Azarov also said that “not all defense procedures have been exhausted” in Tymoshenko’s case.
A Ukrainian court looking into her appeal put off hearings until June 26 this week, sidestepping the difficult decision ahead of the European soccer championship which Ukraine will co-host with Poland next month.
Some European leaders have called for a political boycott of the championship, although the bloc has yet to come up with a unified position. In his English-language speech, Azarov launched a counter-attack on critics.
“It is in vogue these days to criticize Ukraine, and to let rip short-term emotions and long-held stereotypes. The image of Cato the Elder, the Roman commander, and his famous bywords ‘Carthage must be destroyed’ come readily to mind,” he said.
“It is no secret that the current state of Ukraine’s relations with the EU is far from the best it can be. The very wide spectrum of our previous relations has narrowed to become hostage to just one sole issue.

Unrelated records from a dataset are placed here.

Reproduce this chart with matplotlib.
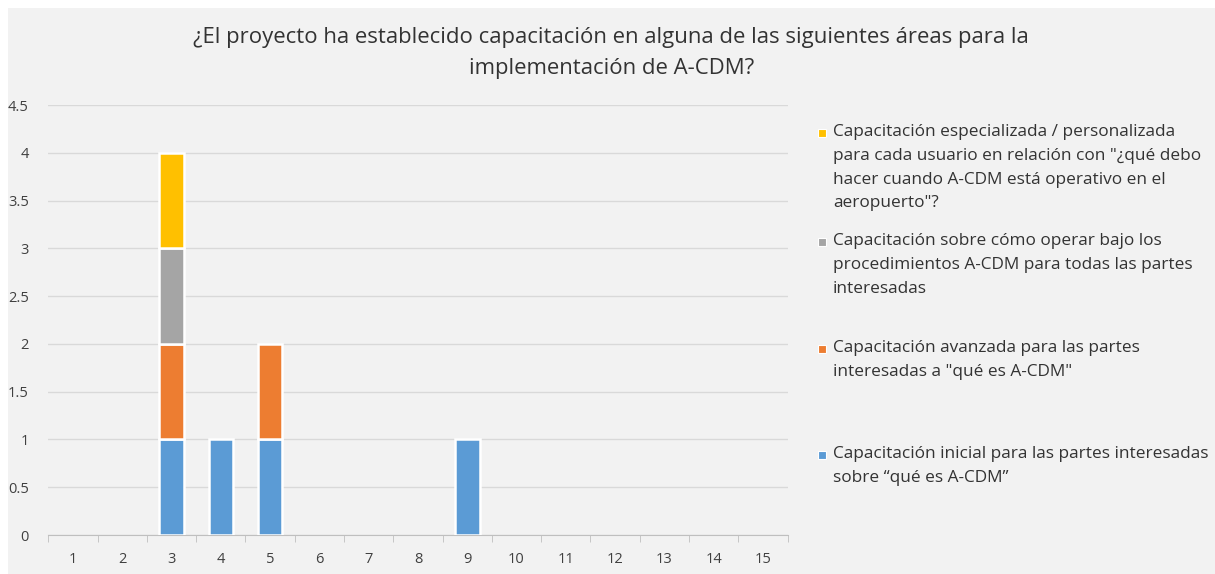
import numpy as np
from matplotlib import pyplot as plt
from matplotlib.patches import Rectangle

plt.rcParams['font.family'] = ['Open Sans', 'DejaVu Sans']

categorias = np.arange(1, 16)
inicial = np.array([0, 0, 1, 1, 1, 0, 0, 0, 1, 0, 0, 0, 0, 0, 0])
avanzada = np.array([0, 0, 1, 0, 1, 0, 0, 0, 0, 0, 0, 0, 0, 0, 0])
operar = np.array([0, 0, 1, 0, 0, 0, 0, 0, 0, 0, 0, 0, 0, 0, 0])
especializada = np.array([0, 0, 1, 0, 0, 0, 0, 0, 0, 0, 0, 0, 0, 0, 0])

series = [
    ("Capacitación inicial para las partes interesadas\nsobre \u201cqué es A-CDM\u201d", inicial, "#5B9BD5"),
    ("Capacitación avanzada para las partes\ninteresadas a \"qué es A-CDM\"", avanzada, "#ED7D31"),
    ("Capacitación sobre cómo operar bajo los\nprocedimientos A-CDM para todas las partes\ninteresadas", operar, "#A5A5A5"),
    ("Capacitación especializada / personalizada\npara cada usuario en relación con \"¿qué debo\nhacer cuando A-CDM está operativo en el\naeropuerto\"?", especializada, "#FFC000"),
]

titulo = "¿El proyecto ha establecido capacitación en alguna de las siguientes áreas para la\nimplementación de A-CDM?"

fig = plt.figure(figsize=(12.15, 5.74), dpi=100)
fig.patch.set_facecolor("white")
fig.patches.append(Rectangle((8 / 1215, 0), 1, 1 - 8 / 574, transform=fig.transFigure,
                             facecolor="#F2F2F2", edgecolor="none", zorder=-10))

ax = fig.add_axes([0.0398, 0.0679, 0.6084, 0.749])
ax.set_facecolor("none")

bottom = np.zeros(len(categorias))
for label, vals, color in series:
    m = vals > 0
    ax.bar(categorias[m], vals[m], bottom=bottom[m], width=0.5, color=color,
           edgecolor="white", linewidth=1.8, zorder=3)
    bottom = bottom + vals

ax.set_xlim(0.5, 15.5)
ax.set_ylim(0, 4.5)
ax.set_yticks(np.arange(0, 4.51, 0.5))
ax.set_yticklabels(["0", "0.5", "1", "1.5", "2", "2.5", "3", "3.5", "4", "4.5"])
ax.set_xticks(categorias)
ax.set_xticks(np.arange(0.5, 15.6, 1), minor=True)
ax.tick_params(axis="x", which="major", length=0, pad=12, labelsize=10.5, labelcolor="#404040")
ax.tick_params(axis="x", which="minor", length=5, color="#BFBFBF", direction="out")
ax.tick_params(axis="y", length=0, pad=14, labelsize=10.5, labelcolor="#404040")
ax.grid(axis="y", color="#D9D9D9", linewidth=1, zorder=0)
for s in ["top", "right", "left"]:
    ax.spines[s].set_visible(False)
ax.spines["bottom"].set_color("#BFBFBF")

fig.text(0.503, 1 - 53 / 574, titulo, ha="center", va="center", fontsize=15.9,
         color="#333333", linespacing=1.6)

# leyenda con entradas espaciadas como en Excel
ys = [455, 349, 242, 133]
for (label, vals, color), y in zip(series, ys):
    fig.patches.append(Rectangle((818 / 1215, 1 - (y + 4) / 574), 8 / 1215, 8 / 574,
                                 transform=fig.transFigure, facecolor=color,
                                 edgecolor="white", linewidth=0.8))
    fig.text(833 / 1215, 1 - (y - 9) / 574, label, ha="left", va="top",
             fontsize=12.4, color="#333333", linespacing=1.65)

fig.savefig("out.png", dpi=100, facecolor=fig.get_facecolor())
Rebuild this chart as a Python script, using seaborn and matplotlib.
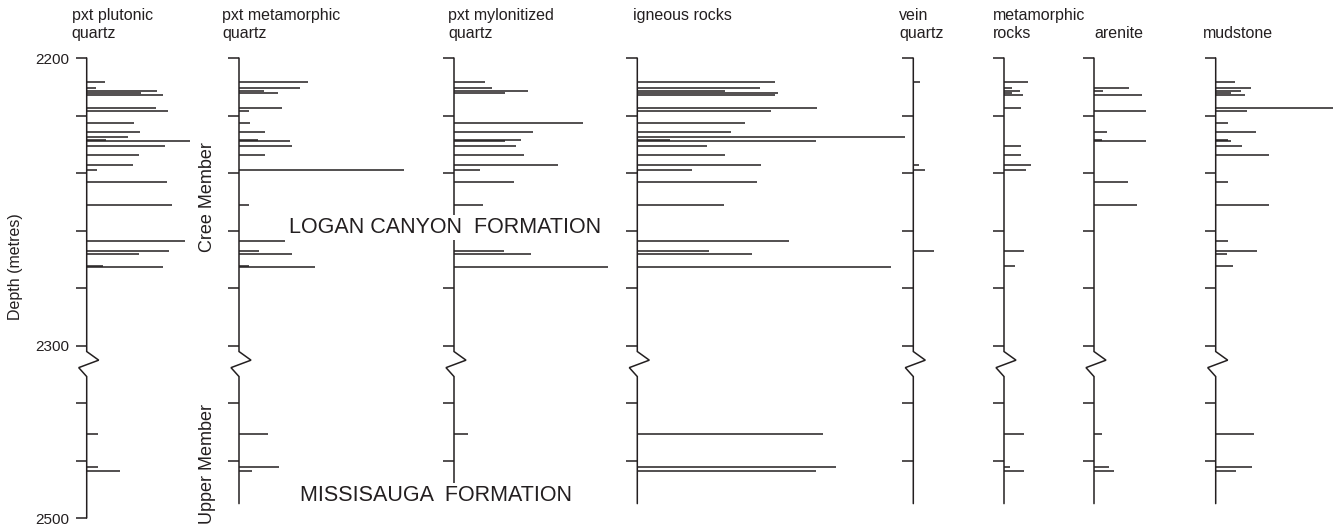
import numpy as np
import matplotlib
matplotlib.use("Agg")
import matplotlib.pyplot as plt
import seaborn as sns

# clast types (one column each); "\n" = line break in header
categories = ["pxt plutonic\nquartz", "pxt metamorphic\nquartz", "pxt mylonitized\nquartz",
              "igneous rocks", "vein\nquartz", "metamorphic\nrocks", "\narenite", "\nmudstone"]

# sample depths (m), shared by all columns
depth = [2208.2, 2210.4, 2211.5, 2212.3, 2213.0, 2217.4, 2218.3, 2222.7, 2225.8,
         2227.6, 2228.5, 2229.0, 2230.6, 2233.8, 2237.1, 2239.0, 2243.3, 2251.2,
         2263.7, 2267.0, 2268.1, 2272.3, 2272.7, 2470.7, 2482.1, 2483.7]

# abundance per sample (same order as depth)
plutonic = [1.8, 0.9, 7.0, 5.4, 7.6, 6.9, 8.1, 4.7, 5.3, 4.1, 1.9, 10.3, 7.8, 5.2, 4.6, 1.0,
            8.0, 8.5, 9.8, 8.2, 5.2, 1.6, 7.6, 1.1, 1.1, 3.3]
meta_qtz = [6.9, 6.1, 2.5, 3.9, 0, 4.3, 1.0, 1.1, 2.6, 0, 1.9, 5.1, 5.3, 2.6, 0, 16.5,
            0, 1.0, 4.6, 2.0, 5.3, 1.0, 7.6, 2.9, 4.0, 1.3]
mylonite = [3.1, 3.8, 7.4, 5.1, 0, 0, 0, 12.9, 7.9, 0, 6.7, 5.1, 6.2, 7.0, 10.4, 2.6,
            6.0, 2.9, 0, 5.0, 7.7, 0, 15.4, 1.4, 0, 0]
igneous = [13.8, 12.3, 8.8, 14.1, 13.8, 18.0, 13.4, 10.8, 9.4, 26.8, 3.3, 17.9, 7.0, 8.8,
           12.4, 5.5, 12.0, 8.7, 15.2, 7.2, 11.5, 0, 25.4, 18.6, 19.9, 17.9]
vein = [0.7, 0, 0, 0, 0, 0, 0, 0, 0, 0, 0, 0, 0, 0, 0.6, 1.2,
        0, 0, 0, 2.1, 0, 0, 0, 0, 0, 0]
meta_rock = [2.4, 0.8, 1.6, 0.8, 1.9, 1.7, 0, 0, 0, 0, 0, 0, 1.7, 1.7, 2.7, 2.2,
             0, 0, 0, 2.0, 0, 1.1, 0, 2.0, 0.6, 2.0]
arenite = [0, 3.5, 0.9, 0, 4.8, 0, 5.2, 0, 1.3, 0, 0.8, 5.2, 0, 0, 0, 0,
           3.4, 4.3, 0, 0, 0, 0, 0, 0.8, 1.5, 2.0]
mudstone = [1.9, 3.5, 2.5, 1.5, 2.9, 11.7, 3.1, 1.2, 4.0, 0, 1.2, 1.5, 2.6, 5.3, 0, 0,
            1.2, 5.3, 1.2, 4.1, 1.1, 1.7, 0, 3.8, 3.6, 2.0]
series = [plutonic, meta_qtz, mylonite, igneous, vein, meta_rock, arenite, mudstone]

depth_ticks = [2200, 2220, 2240, 2260, 2280, 2300, 2460, 2480, 2500]
depth_labels = ["2200", "", "", "", "", "2300", "", "", "2500"]

sns.set_style("ticks")
plt.rcParams['font.family'] = ['Liberation Sans', 'DejaVu Sans']
ink = '#231f20'

W, H = 1341, 529
fig = plt.figure(figsize=(W / 100, H / 100), dpi=100)

# depth axis has a break between 2300 and 2440 m
def fwd(d):
    d = np.asarray(d, float)
    return np.where(d > 2300, np.maximum(d - 140, 2300), d)

def inv(p):
    p = np.asarray(p, float)
    return np.where(p > 2300, p + 140, p)

col_x = [86.7, 239, 454, 637.3, 913.3, 1004, 1094, 1215.7]
title_x = [71.7, 222.3, 448.3, 632.7, 899.3, 993.3, 1094.3, 1203.3]
top_px, bot_px = 58, 518
px_per_unit = 10

d = np.array(depth)
for i, (name, vals) in enumerate(zip(categories, series)):
    x0 = col_x[i]
    x1 = col_x[i + 1] if i + 1 < len(col_x) else W
    ax = fig.add_axes([x0 / W, 1 - bot_px / H, (x1 - x0) / W, (bot_px - top_px) / H])
    ax.patch.set_alpha(0)
    ax.set_yscale('function', functions=(fwd, inv))
    ax.set_ylim(2500, 2200)
    ax.set_xlim(0, (x1 - x0) / px_per_unit)
    sns.despine(ax=ax, left=True, bottom=True)

    v = np.array(vals)
    m = v > 0
    ax.hlines(d[m], 0, v[m], color=ink, lw=1.1, clip_on=False)

    # axis line with break symbol
    end = 2500 if i == 0 else 2495
    ax.plot([0, 0, 1.2, -0.8, 0, 0], [2200, 2442.1, 2445.1, 2447.7, 2450.8, end],
            color=ink, lw=1.1, clip_on=False, solid_joinstyle='miter')

    if i == 0:
        ax.set_yticks(depth_ticks)
        ax.set_yticklabels(depth_labels)
    else:
        ax.set_yticks(depth_ticks[:-1])
        ax.set_yticklabels([])
    ax.minorticks_off()
    ax.tick_params(axis='y', direction='out', length=8, width=1.1, color=ink,
                   labelsize=11, labelcolor=ink, pad=4.5)
    ax.tick_params(axis='x', bottom=False, labelbottom=False)

    lines = name.split('\n')
    for k, line in enumerate(lines):
        if line:
            fig.text(title_x[i] / W, 1 - (20 + 18 * k) / H, line, fontsize=11.5,
                     color=ink, ha='left', va='baseline')

fig.text(16 / W, 1 - 267 / H, "Depth (metres)", rotation=90, fontsize=11.5,
         color=ink, ha='center', va='center')
fig.text(207 / W, 1 - 197 / H, "Cree Member", rotation=90, fontsize=13,
         color=ink, ha='center', va='center')
fig.text(207 / W, 1 - 464 / H, "Upper Member", rotation=90, fontsize=13,
         color=ink, ha='center', va='center')
fig.text(289 / W, 1 - 233 / H, "LOGAN CANYON  FORMATION", fontsize=15.5, color=ink,
         ha='left', va='baseline', bbox=dict(fc='white', ec='none', pad=1.5))
fig.text(300 / W, 1 - 501 / H, "MISSISAUGA  FORMATION", fontsize=15.5, color=ink,
         ha='left', va='baseline', bbox=dict(fc='white', ec='none', pad=1.5))

fig.savefig("out.png", dpi=100)
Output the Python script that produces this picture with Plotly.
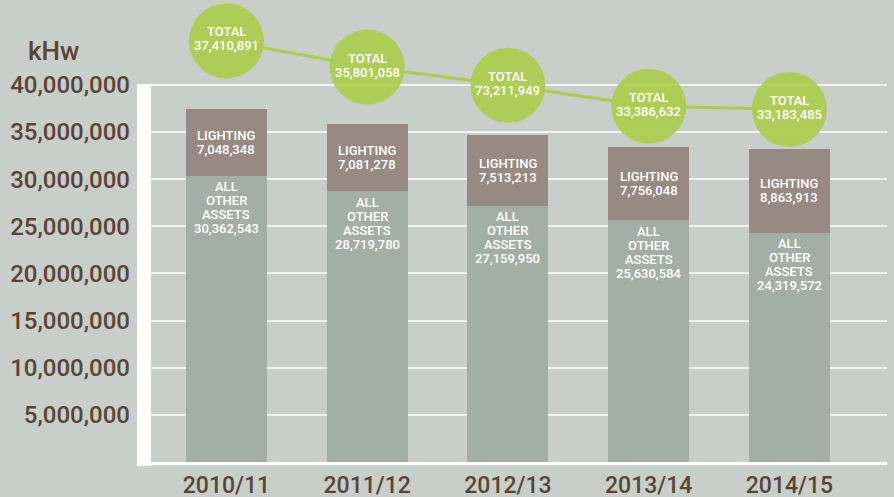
import plotly.graph_objects as go

# ---- data ----
years = ["2010/11", "2011/12", "2012/13", "2013/14", "2014/15"]
other_assets = [30362543, 28719780, 27159950, 25630584, 24319572]
lighting = [7048348, 7081278, 7513213, 7756048, 8863913]
total_labels = [37410891, 35801058, 73211949, 33386632, 33183485]
y_ticks = [5000000, 10000000, 15000000, 20000000, 25000000, 30000000, 35000000, 40000000]

BG = "#c8cec9"
C_OTHER = "#a3afa6"
C_LIGHT = "#978a82"
C_GREEN = "#abcd4d"
C_TEXT = "#5a4535"
FONT = "Roboto"

totals = [o + l for o, l in zip(other_assets, lighting)]

fig = go.Figure()
fig.add_trace(go.Bar(x=years, y=other_assets, marker=dict(color=C_OTHER, line=dict(width=0)),
                     width=0.575, name="All other assets", hoverinfo="skip"))
fig.add_trace(go.Bar(x=years, y=lighting, marker=dict(color=C_LIGHT, line=dict(width=0)),
                     width=0.575, name="Lighting", hoverinfo="skip"))
fig.add_trace(go.Scatter(x=years, y=totals, yaxis="y2", mode="lines+markers",
                         line=dict(color=C_GREEN, width=3),
                         marker=dict(size=75, color="rgba(171,205,77,0.92)", line=dict(width=0)),
                         cliponaxis=False, hoverinfo="skip"))

ann = []
lab_font = dict(family=FONT, size=13, color="white", weight=500)

def fmt(v):
    return f"{v:,}"

for i, yr in enumerate(years):
    o, l = other_assets[i], lighting[i]
    # lighting label
    for txt, sh in (("LIGHTING", 7), (fmt(l), -7)):
        ann.append(dict(x=yr, y=o + l / 2, xref="x", yref="y", text=txt, showarrow=False,
                        yshift=sh, font=lab_font, xanchor="center", yanchor="middle"))
    # other assets label
    for k, txt in enumerate(["ALL", "OTHER", "ASSETS", fmt(o)]):
        ann.append(dict(x=yr, y=o, xref="x", yref="y", text=txt, showarrow=False,
                        yshift=-11 - 14 * k, font=lab_font, xanchor="center", yanchor="middle"))
    # total label in circle
    for txt, sh in (("TOTAL", 9), (fmt(total_labels[i]), -5)):
        ann.append(dict(x=yr, y=totals[i], xref="x", yref="y2", text=txt, showarrow=False,
                        yshift=sh, font=lab_font, xanchor="center", yanchor="middle"))

ann.append(dict(x=-0.1318, y=0.8896, xref="paper", yref="paper", text="kHw", showarrow=False,
                font=dict(family=FONT, size=26, color=C_TEXT, weight=500),
                xanchor="center", yanchor="middle"))

fig.update_layout(
    width=894, height=497,
    margin=dict(l=151, r=7, t=0, b=35, autoexpand=False),
    paper_bgcolor=BG, plot_bgcolor=BG,
    barmode="stack", bargap=0,
    showlegend=False,
    annotations=ann,
    shapes=[dict(type="rect", xref="paper", yref="paper", x0=-0.019, x1=0,
                 y0=-0.0087, y1=0.818, fillcolor="white", line=dict(width=0), layer="above")],
    xaxis=dict(type="category", range=[-0.536, 4.693], showgrid=False, zeroline=False,
               showline=True, linecolor="white", linewidth=3, automargin=False,
               tickfont=dict(family=FONT, size=23, color=C_TEXT, weight=500),
               ticks="", ticklabelstandoff=0),
    yaxis=dict(range=[0, 49000000], tickvals=y_ticks, automargin=False,
               ticktext=[fmt(v) for v in y_ticks],
               showgrid=True, gridcolor="#f2f2ee", gridwidth=2, zeroline=False,
               showline=False, ticks="", ticklabelstandoff=20,
               tickfont=dict(family=FONT, size=24, color=C_TEXT, weight=500)),
    yaxis2=dict(range=[11420000, 39940000], overlaying="y", visible=False, showgrid=False),
)

fig.write_html("out.html", config={"displayModeBar": False},
               post_script="document.body.style.margin='0';document.body.style.overflow='hidden';")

This is both counter-productive and short-sighted.”
Tymoshenko, 51, was a leader of the 2004 Orange Revolution protests that dealt a blow to Yanukovich by forcing a re-run of the presidential election which he had won. Yanukovich lost the re-run but staged a successful comeback in 2010.
Since then, Tymoshenko and a number of her allies in the opposition have faced criminal charges in what she has described as a campaign of repression. Yanukovich has said his government was merely fighting corruption.